「ジョブズ氏はオフィスの設計にこだわった」

 日本にも面白いオフィスがある。9月に東京ガーデンテラス紀尾井町(東京都千代田区)に移転したヤフーだ。

 移転前から川邊健太郎副社長が「引っ越し隊長」に就任し、カルビーやピクシブ(東京都渋谷区)など様々なオフィスを研究した。

 同社のエンジニアの中には、出社しなくてもできる仕事はあるだろう。しかし、会社に来た方がもっといい仕事ができるかもしれない。

 川邊副社長は、「人と情報が集まり、イノベーションを起こせるから会社に行くというように仕向けたい」と語る。

 出社を促す仕掛けとして、快適なオフィス環境に加えて、新幹線通勤への補助(月額15万円が上限)や食堂の充実などを実施している。

健康に配慮した料理メニューを充実させている
健康に配慮した料理メニューを充実させている

 社員同士のコミュニケーションを活性化させる上でのキーワードは「摩擦」だ。

 例えば、形の異なる机を用いたり、配置をジグザグにしたりして、社員がまっすぐ歩きづらくしている。オフィス内を迂回し、ゆっくり歩かせることで、社員同士のコミュニケーションを促している。
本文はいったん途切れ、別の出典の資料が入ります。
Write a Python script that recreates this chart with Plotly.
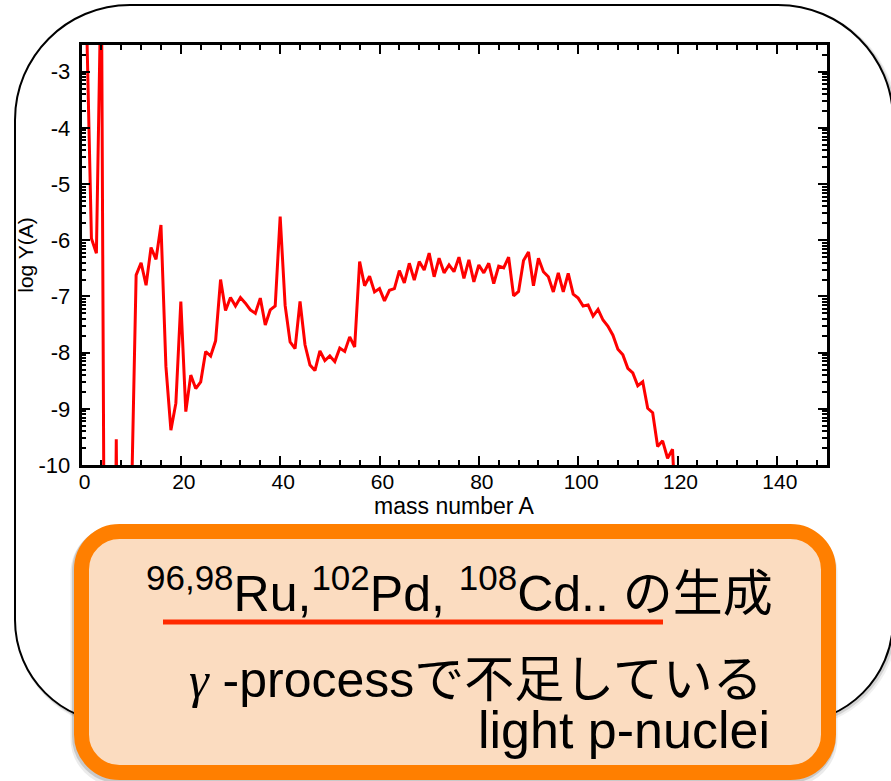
import numpy as np
import plotly.graph_objects as go

W, H = 891, 781

# mass number A and log10 abundance Y(A)
mass_number = list(range(1, 121))
log_abundance = [
    -2.0, -5.97, -6.23, -1.0, -20.0, -20.0, -9.54, -20.0, -14.0, -10.9,    # 1-10
    -6.62, -6.40, -6.80, -6.13, -6.34, -5.73, -8.25, -9.38, -8.90, -7.09,   # 11-20
    -9.05, -8.40, -8.64, -8.52, -7.98, -8.06, -7.79, -6.70, -7.25, -7.02,   # 21-30
    -7.17, -7.02, -7.12, -7.24, -7.30, -7.03, -7.51, -7.24, -7.17, -5.58,   # 31-40
    -7.16, -7.81, -7.93, -7.09, -7.86, -8.22, -8.32, -7.97, -8.14, -8.06,   # 41-50
    -8.16, -7.92, -7.98, -7.72, -7.90, -6.38, -6.81, -6.64, -6.92, -6.86,   # 51-60
    -7.08, -6.89, -6.86, -6.54, -6.76, -6.41, -6.71, -6.38, -6.53, -6.23,   # 61-70
    -6.65, -6.32, -6.58, -6.44, -6.56, -6.30, -6.68, -6.35, -6.74, -6.44,   # 71-80
    -6.58, -6.41, -6.77, -6.46, -6.49, -6.30, -6.99, -6.91, -6.36, -6.21,   # 81-90
    -6.81, -6.32, -6.56, -6.65, -6.92, -6.58, -6.92, -6.59, -6.96, -7.03,   # 91-100
    -7.17, -7.15, -7.35, -7.23, -7.42, -7.53, -7.69, -7.94, -8.04, -8.28,   # 101-110
    -8.36, -8.59, -8.52, -8.99, -9.07, -9.67, -9.57, -9.88, -9.72, -11.5,   # 111-120
]

x_major = [0, 20, 40, 60, 80, 100, 120, 140]
y_major = [-10, -9, -8, -7, -6, -5, -4, -3]
y_major_text = ["-10", "-9", "-8", "-7", "-6", "-5", "-4", "-3"]
# logarithmic-style minor ticks between decades
y_minor = [k + np.log10(m) for k in range(-11, -2) for m in range(2, 10)]
y_minor = [v for v in y_minor if -10 < v < -2.52]

line1 = "<sup>96,98</sup>Ru,<sup>102</sup>Pd, <sup>108</sup>Cd.. の生成"
line2 = "<span style='font-family:Liberation Serif'><i>γ</i></span> -processで不足している"
line3 = "light p-nuclei"


def px(x, y):
    return x / W, 1 - y / H


K = 0.5523


def fmt(pts):
    return " ".join(f"{a:.5f},{b:.5f}" for a, b in (px(*p) for p in pts))


def rounded_rect(x0, y0, x1, y1, r):
    k = r * K
    s = f"M {fmt([(x0 + r, y0)])} L {fmt([(x1 - r, y0)])} "
    s += f"C {fmt([(x1 - r + k, y0), (x1, y0 + r - k), (x1, y0 + r)])} "
    s += f"L {fmt([(x1, y1 - r)])} "
    s += f"C {fmt([(x1, y1 - r + k), (x1 - r + k, y1), (x1 - r, y1)])} "
    s += f"L {fmt([(x0 + r, y1)])} "
    s += f"C {fmt([(x0 + r - k, y1), (x0, y1 - r + k), (x0, y1 - r)])} "
    s += f"L {fmt([(x0, y0 + r)])} "
    s += f"C {fmt([(x0, y0 + r - k), (x0 + r - k, y0), (x0 + r, y0)])} Z"
    return s


def bubble(dx=0.0, dy=0.0):
    L, R, T, B = 15 + dx, 893 + dx, 5 + dy, 723 + dy
    rt, rb = 115, 103
    kt, kb = rt * K, rb * K
    tail_y = 293 + dy
    s = f"M {fmt([(L, tail_y)])} L {fmt([(L, B - rb)])} "
    s += f"C {fmt([(L, B - rb + kb), (L + rb - kb, B), (L + rb, B)])} "
    s += f"L {fmt([(R - rb, B)])} "
    s += f"C {fmt([(R - rb + kb, B), (R, B - rb + kb), (R, B - rb)])} "
    s += f"L {fmt([(R, T + rt)])} "
    s += f"C {fmt([(R, T + rt - kt), (R - rt + kt, T), (R - rt, T)])} "
    s += f"L {fmt([(L + rt, T)])} "
    s += f"C {fmt([(L + rt - kt, T), (L, T + rt - kt), (L, T + rt)])} "
    s += f"L {fmt([(L, 125 + dy), (-343 + dx, tail_y)])} Z"
    return s


fig = go.Figure()
fig.add_trace(go.Scatter(
    x=mass_number, y=log_abundance, mode="lines",
    line=dict(color="#ff0000", width=3), hoverinfo="skip", showlegend=False,
))

shapes = []
# speech bubble with a soft shadow
for off, col, wd in [(2.5, "rgba(0,0,0,0.06)", 5), (1.5, "rgba(0,0,0,0.12)", 3)]:
    shapes.append(dict(type="path", path=bubble(off, off), xref="paper", yref="paper",
                       line=dict(color=col, width=wd), fillcolor="rgba(0,0,0,0)", layer="below"))
shapes.append(dict(type="path", path=bubble(), xref="paper", yref="paper",
                   line=dict(color="#000000", width=2), fillcolor="#ffffff", layer="below"))

# highlighted note box
for off, col, wd in [(4, "rgba(0,0,0,0.08)", 20), (2, "rgba(0,0,0,0.14)", 17)]:
    shapes.append(dict(type="path", path=rounded_rect(81.5 - 1, 531.5 + off, 828.5 - 1, 772.5 + off, 38),
                       xref="paper", yref="paper", line=dict(color=col, width=wd),
                       fillcolor="rgba(0,0,0,0)", layer="above"))
shapes.append(dict(type="path", path=rounded_rect(81.5, 531.5, 828.5, 772.5, 38),
                   xref="paper", yref="paper", line=dict(color="#ff7f00", width=15),
                   fillcolor="#fbdcc0", layer="above"))
# underline beneath the nuclide list
ux0, uy = px(163, 622)
ux1, _ = px(663, 622)
shapes.append(dict(type="line", x0=ux0, x1=ux1, y0=uy, y1=uy, xref="paper", yref="paper",
                   line=dict(color="#ff2a00", width=5), layer="above"))

font_main = "Liberation Sans, Arial, Noto Sans CJK JP, sans-serif"
annotations = []
for text, xr, yc, size in [(line1, 775, 590, 50), (line2, 765, 680, 50), (line3, 772, 730, 52)]:
    ax, ay = px(xr, yc)
    annotations.append(dict(text=text, x=ax, y=ay, xref="paper", yref="paper",
                            xanchor="right", yanchor="middle", showarrow=False,
                            font=dict(family=font_main, size=size, color="#000000")))

x0d, _ = px(81.5, 0)
x1d, _ = px(826.5, 0)
_, y0d = px(0, 465)
_, y1d = px(0, 45)

fam = "Liberation Sans, Arial, sans-serif"
fig.update_layout(
    width=W, height=H, margin=dict(l=0, r=0, t=0, b=0, autoexpand=False),
    paper_bgcolor="#ffffff", plot_bgcolor="rgba(0,0,0,0)",
    shapes=shapes, annotations=annotations, showlegend=False,
    xaxis=dict(domain=[x0d, x1d], range=[0, 150], tickmode="array", tickvals=x_major,
               automargin=False, ticklabelshift=3, ticklabelstandoff=-4,
               ticks="inside", ticklen=9, tickwidth=2, tickcolor="#000",
               showline=True, linecolor="#000", linewidth=2.5, mirror="allticks",
               showgrid=False, zeroline=False, tickfont=dict(family=fam, size=21, color="#000"),
               minor=dict(tickmode="linear", tick0=0, dtick=4, ticks="inside", ticklen=5,
                          tickwidth=2, tickcolor="#000", showgrid=False),
               title=dict(text="mass number A", font=dict(family=fam, size=23, color="#000"),
                          standoff=0)),
    yaxis=dict(domain=[y0d, y1d], range=[-10, -2.525], tickmode="array", tickvals=y_major,
               automargin=False, ticklabelstandoff=4,
               ticktext=y_major_text, ticks="inside", ticklen=9, tickwidth=2, tickcolor="#000",
               showline=True, linecolor="#000", linewidth=2.5, mirror="allticks",
               showgrid=False, zeroline=False, tickfont=dict(family=fam, size=22, color="#000"),
               minor=dict(tickmode="array", tickvals=y_minor, ticks="inside", ticklen=5,
                          tickwidth=1.5, tickcolor="#000", showgrid=False),
               title=dict(text="log Y(A)", font=dict(family=fam, size=21, color="#000"),
                          standoff=0)),
)

fig.write_html("out.html")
 川邊副社長は米アップル創業者のスティーブ・ジョブズを引き合いに出し、摩擦の重要性を語る。「ジョブズが最後にこだわったのは、オフィスの設計だと聞いている。キーパーソンをトイレの近くの席に座らせ、多くの社員とコミュニケーションをとるように仕向けた」。

 コミュニケーションの範囲は社外にも広がる。17階にはコーワーキングスペースを作り、社外の人が自由に使えるようにした。

ヤフーのオフィスはまっすぐ歩きづらく、コミュニケーションを取るように仕向けている
ヤフーのオフィスはまっすぐ歩きづらく、コミュニケーションを取るように仕向けている

出社したくなるオフィスか

 働き方改革の中で、急速に在宅勤務などを導入していく企業が増えている。厳密に出社の意義を問い始めたら、在宅勤務で済む仕事が急増するかもしれない。

 しかし、社員同士でコミュニケーションをとった方が、アイデアを生み出す局面は多い。そのためには、社員を義務的な動機ではなく、自発的に出社させるように仕向けなければならない。

 エアビーやヤフーのオフィスを見ていると、少し遊び心がある空間の方が、社員は集まるのかもしれない、と思った。